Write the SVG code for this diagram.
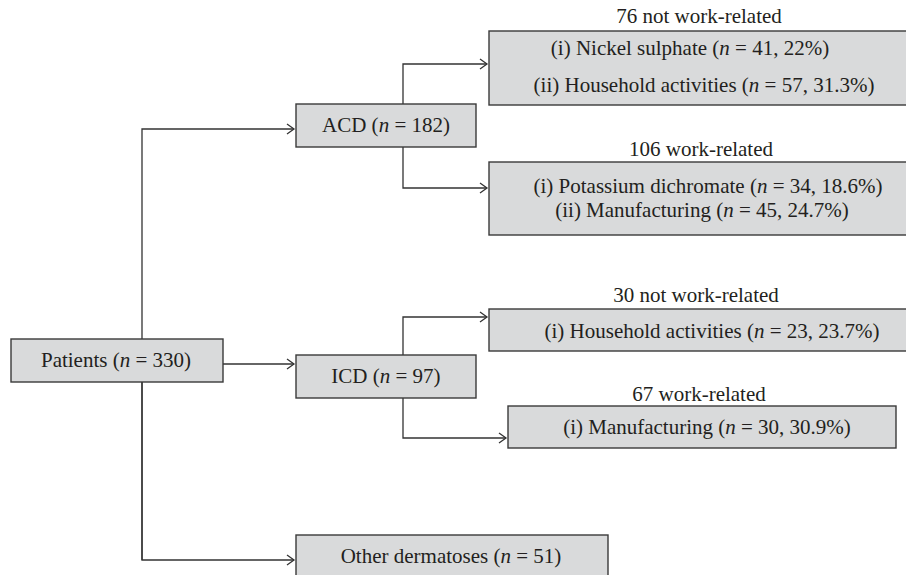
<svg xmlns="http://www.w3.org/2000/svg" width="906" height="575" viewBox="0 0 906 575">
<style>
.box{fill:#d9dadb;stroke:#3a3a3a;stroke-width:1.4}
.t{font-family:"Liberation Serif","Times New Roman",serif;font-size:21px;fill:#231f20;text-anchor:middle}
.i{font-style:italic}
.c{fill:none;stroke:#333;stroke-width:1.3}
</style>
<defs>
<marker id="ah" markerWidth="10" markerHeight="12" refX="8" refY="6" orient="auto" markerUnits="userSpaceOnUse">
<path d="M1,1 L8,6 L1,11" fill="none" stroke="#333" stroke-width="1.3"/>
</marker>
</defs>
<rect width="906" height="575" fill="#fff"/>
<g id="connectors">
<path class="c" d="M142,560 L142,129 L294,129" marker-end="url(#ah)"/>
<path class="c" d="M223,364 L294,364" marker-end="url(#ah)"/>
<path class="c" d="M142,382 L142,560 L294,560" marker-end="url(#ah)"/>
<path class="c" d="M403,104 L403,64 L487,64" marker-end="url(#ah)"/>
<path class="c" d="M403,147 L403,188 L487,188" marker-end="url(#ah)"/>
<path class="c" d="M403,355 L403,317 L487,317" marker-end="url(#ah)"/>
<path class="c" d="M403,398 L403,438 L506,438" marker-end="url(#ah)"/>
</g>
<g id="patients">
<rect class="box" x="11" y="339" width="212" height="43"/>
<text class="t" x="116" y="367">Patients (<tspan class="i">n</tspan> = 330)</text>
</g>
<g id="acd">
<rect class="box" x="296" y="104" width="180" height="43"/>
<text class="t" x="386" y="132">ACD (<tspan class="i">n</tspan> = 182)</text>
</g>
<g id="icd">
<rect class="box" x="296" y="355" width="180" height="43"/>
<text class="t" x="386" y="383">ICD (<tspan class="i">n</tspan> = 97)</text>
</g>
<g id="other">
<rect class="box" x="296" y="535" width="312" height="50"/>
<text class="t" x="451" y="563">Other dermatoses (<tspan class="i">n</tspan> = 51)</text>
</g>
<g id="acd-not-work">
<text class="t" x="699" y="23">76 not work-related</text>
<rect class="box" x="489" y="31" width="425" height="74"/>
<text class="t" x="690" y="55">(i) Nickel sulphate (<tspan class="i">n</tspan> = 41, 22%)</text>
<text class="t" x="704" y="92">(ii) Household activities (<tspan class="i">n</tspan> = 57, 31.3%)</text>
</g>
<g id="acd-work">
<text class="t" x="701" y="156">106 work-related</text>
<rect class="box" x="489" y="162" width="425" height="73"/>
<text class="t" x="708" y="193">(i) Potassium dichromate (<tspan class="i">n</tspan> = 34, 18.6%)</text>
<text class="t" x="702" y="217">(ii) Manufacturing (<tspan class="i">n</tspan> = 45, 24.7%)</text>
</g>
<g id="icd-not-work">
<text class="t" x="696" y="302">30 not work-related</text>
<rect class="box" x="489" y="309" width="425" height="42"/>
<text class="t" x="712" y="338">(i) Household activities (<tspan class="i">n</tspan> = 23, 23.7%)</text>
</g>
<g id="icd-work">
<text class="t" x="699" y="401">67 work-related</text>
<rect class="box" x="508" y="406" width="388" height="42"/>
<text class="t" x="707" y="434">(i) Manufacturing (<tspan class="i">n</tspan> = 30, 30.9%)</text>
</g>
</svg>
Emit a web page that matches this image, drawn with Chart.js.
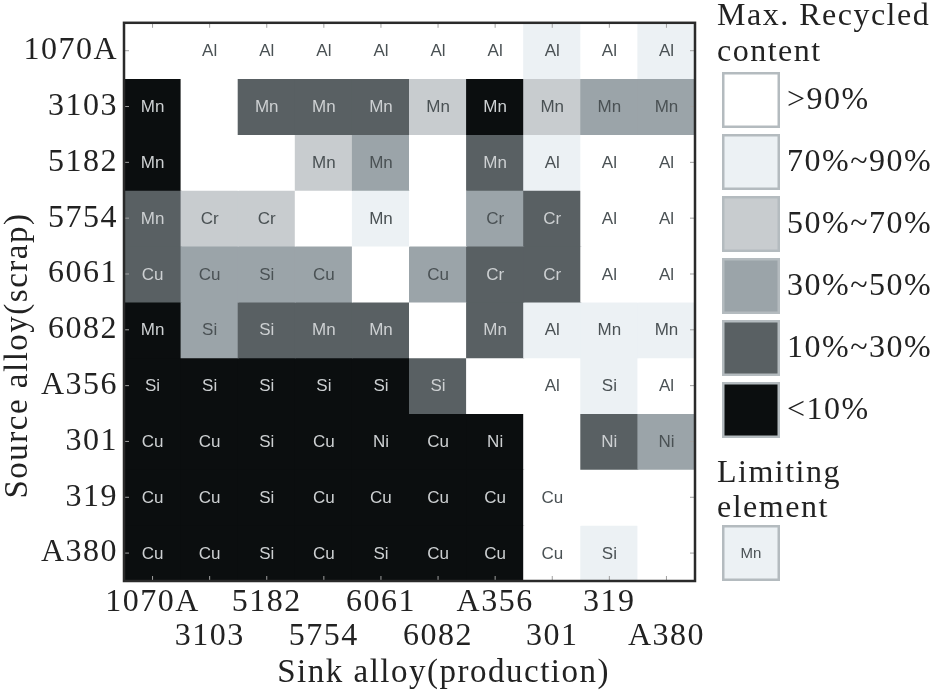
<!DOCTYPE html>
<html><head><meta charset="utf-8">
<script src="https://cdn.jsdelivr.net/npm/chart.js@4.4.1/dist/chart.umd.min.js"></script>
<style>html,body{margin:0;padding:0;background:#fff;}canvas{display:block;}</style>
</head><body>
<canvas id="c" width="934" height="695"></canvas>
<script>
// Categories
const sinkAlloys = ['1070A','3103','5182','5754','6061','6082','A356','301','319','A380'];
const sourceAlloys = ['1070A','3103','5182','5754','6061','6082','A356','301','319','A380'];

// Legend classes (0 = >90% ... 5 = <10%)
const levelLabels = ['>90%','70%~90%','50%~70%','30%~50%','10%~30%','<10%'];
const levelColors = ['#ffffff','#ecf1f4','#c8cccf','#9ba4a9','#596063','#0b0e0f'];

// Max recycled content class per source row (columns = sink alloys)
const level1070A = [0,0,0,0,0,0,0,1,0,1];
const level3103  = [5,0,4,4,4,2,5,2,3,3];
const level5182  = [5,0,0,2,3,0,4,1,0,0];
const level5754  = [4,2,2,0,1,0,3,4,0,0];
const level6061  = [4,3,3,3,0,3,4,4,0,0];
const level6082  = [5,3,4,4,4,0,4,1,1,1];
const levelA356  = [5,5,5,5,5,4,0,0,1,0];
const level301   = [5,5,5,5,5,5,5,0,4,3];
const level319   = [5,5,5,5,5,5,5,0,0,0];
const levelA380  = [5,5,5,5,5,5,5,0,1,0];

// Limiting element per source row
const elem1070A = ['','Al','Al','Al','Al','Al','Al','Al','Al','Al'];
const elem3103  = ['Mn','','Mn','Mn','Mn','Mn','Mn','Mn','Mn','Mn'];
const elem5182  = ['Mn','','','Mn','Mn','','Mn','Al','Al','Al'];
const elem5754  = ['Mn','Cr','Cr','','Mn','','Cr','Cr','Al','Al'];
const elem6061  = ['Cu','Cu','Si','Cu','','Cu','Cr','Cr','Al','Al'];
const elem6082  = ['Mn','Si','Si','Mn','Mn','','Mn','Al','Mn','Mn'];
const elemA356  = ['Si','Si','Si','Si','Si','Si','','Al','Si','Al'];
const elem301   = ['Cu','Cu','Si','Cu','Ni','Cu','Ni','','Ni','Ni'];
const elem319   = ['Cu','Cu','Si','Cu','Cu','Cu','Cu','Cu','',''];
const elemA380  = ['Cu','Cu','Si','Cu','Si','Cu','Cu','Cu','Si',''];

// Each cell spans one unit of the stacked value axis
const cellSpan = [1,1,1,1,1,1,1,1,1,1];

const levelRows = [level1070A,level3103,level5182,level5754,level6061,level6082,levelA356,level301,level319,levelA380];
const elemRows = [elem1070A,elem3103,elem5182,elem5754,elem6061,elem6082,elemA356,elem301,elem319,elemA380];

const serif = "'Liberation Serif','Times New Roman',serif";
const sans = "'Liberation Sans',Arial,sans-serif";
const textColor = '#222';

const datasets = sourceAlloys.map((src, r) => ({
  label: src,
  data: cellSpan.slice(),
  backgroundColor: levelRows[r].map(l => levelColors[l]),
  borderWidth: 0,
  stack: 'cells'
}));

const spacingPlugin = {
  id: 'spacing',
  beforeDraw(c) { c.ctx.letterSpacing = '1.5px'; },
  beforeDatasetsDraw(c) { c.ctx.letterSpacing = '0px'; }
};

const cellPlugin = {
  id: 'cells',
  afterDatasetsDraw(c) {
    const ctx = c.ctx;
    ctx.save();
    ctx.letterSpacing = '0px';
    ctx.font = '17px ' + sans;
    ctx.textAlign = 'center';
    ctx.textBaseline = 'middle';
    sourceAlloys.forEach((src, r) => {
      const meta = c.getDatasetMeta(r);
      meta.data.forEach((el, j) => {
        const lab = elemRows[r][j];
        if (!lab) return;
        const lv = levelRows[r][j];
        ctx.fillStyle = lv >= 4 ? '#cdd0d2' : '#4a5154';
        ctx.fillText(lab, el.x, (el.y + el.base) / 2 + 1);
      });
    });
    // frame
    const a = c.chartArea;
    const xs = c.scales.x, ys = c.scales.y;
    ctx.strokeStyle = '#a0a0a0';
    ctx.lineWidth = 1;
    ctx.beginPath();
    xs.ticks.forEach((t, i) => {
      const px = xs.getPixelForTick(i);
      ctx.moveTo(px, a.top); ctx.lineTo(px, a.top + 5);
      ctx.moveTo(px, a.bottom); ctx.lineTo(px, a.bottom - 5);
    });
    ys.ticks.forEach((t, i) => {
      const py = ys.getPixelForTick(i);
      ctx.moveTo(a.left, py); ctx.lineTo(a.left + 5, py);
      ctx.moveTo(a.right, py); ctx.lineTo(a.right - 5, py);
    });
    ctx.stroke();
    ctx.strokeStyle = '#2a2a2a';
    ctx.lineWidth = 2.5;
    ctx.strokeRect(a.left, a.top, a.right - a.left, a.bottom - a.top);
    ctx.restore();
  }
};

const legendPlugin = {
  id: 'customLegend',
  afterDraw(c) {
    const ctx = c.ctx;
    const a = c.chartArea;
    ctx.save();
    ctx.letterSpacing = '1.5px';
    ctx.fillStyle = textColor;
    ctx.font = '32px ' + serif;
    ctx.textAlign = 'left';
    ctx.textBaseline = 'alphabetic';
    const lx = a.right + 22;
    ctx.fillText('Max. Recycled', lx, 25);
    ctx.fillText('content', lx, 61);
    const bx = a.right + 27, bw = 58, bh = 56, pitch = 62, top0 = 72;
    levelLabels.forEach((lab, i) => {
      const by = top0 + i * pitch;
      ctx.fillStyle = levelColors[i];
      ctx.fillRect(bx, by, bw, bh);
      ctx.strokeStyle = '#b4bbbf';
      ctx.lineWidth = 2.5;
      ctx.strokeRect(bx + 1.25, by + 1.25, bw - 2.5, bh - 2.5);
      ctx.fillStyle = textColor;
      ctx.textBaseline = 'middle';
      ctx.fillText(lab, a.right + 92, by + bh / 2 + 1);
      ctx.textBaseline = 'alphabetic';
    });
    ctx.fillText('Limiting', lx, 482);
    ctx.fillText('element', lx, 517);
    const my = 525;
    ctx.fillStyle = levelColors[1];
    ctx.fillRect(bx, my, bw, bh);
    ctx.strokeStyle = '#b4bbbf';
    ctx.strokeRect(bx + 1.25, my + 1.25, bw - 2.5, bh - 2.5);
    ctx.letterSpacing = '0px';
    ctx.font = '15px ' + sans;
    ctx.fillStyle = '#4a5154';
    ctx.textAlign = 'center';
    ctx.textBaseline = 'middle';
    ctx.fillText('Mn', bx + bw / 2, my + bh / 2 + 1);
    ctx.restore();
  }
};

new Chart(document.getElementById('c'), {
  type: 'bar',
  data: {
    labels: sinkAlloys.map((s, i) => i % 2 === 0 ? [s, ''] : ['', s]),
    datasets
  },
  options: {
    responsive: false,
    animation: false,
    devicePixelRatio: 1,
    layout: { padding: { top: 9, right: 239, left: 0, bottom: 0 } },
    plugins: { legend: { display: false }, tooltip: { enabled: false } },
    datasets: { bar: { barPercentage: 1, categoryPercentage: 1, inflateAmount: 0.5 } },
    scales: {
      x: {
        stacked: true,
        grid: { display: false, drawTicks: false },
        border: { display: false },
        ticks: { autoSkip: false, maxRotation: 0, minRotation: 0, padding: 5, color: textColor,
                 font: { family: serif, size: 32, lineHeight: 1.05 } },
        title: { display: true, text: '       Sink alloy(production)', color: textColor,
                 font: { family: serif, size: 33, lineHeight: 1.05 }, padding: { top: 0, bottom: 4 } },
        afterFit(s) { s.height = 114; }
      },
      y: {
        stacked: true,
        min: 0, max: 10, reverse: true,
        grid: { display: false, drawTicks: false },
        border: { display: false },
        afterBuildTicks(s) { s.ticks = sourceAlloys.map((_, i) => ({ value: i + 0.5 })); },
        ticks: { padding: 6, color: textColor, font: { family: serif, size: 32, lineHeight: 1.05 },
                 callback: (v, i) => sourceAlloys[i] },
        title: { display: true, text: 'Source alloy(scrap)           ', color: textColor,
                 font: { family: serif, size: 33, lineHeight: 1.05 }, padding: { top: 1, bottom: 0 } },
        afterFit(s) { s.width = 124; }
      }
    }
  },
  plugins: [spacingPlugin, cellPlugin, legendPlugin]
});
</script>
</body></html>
_ _ _
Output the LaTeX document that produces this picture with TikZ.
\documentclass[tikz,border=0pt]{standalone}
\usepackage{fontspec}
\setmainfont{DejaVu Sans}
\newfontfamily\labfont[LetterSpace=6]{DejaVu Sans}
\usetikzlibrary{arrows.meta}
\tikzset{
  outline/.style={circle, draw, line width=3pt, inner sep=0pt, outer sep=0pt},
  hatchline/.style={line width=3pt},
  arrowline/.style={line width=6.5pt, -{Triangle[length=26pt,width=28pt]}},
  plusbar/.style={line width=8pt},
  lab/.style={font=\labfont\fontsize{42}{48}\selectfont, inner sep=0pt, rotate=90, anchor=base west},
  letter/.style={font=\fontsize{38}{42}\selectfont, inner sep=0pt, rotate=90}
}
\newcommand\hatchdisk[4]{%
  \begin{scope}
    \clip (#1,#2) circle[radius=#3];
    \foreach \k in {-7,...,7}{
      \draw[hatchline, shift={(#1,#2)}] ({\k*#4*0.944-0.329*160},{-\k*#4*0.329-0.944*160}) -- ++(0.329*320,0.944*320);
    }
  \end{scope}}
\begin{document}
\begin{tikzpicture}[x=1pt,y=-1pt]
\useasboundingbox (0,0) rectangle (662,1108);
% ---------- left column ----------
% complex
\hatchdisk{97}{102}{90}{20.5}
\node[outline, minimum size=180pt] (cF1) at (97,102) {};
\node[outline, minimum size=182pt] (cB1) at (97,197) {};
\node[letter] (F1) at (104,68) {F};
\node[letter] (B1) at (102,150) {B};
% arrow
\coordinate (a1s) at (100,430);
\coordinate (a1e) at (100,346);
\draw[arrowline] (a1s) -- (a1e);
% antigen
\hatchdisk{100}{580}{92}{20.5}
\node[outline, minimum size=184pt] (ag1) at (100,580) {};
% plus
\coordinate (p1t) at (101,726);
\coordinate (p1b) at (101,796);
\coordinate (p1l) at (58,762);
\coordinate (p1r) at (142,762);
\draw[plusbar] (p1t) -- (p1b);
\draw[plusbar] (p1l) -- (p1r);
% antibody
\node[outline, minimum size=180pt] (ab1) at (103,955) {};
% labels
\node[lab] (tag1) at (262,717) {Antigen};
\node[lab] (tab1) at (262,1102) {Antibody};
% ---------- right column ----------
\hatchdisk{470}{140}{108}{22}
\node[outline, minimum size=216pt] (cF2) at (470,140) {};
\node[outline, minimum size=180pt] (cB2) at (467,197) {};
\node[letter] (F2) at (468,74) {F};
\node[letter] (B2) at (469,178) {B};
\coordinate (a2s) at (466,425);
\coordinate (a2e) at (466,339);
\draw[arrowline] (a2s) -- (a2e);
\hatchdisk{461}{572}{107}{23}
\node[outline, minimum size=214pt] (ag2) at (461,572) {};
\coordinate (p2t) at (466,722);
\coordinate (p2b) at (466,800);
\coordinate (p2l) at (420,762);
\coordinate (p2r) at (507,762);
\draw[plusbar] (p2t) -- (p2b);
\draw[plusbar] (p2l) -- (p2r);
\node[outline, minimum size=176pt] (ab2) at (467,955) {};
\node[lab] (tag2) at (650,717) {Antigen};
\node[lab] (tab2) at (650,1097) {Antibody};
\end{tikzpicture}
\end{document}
_ _ _
▸ Given problem
Gather from the data above every line with the string "that".

▸ Result for this exercise
Emit a web page that matches this image, drawn with Chart.js.
Output the LaTeX document that produces this picture with TikZ.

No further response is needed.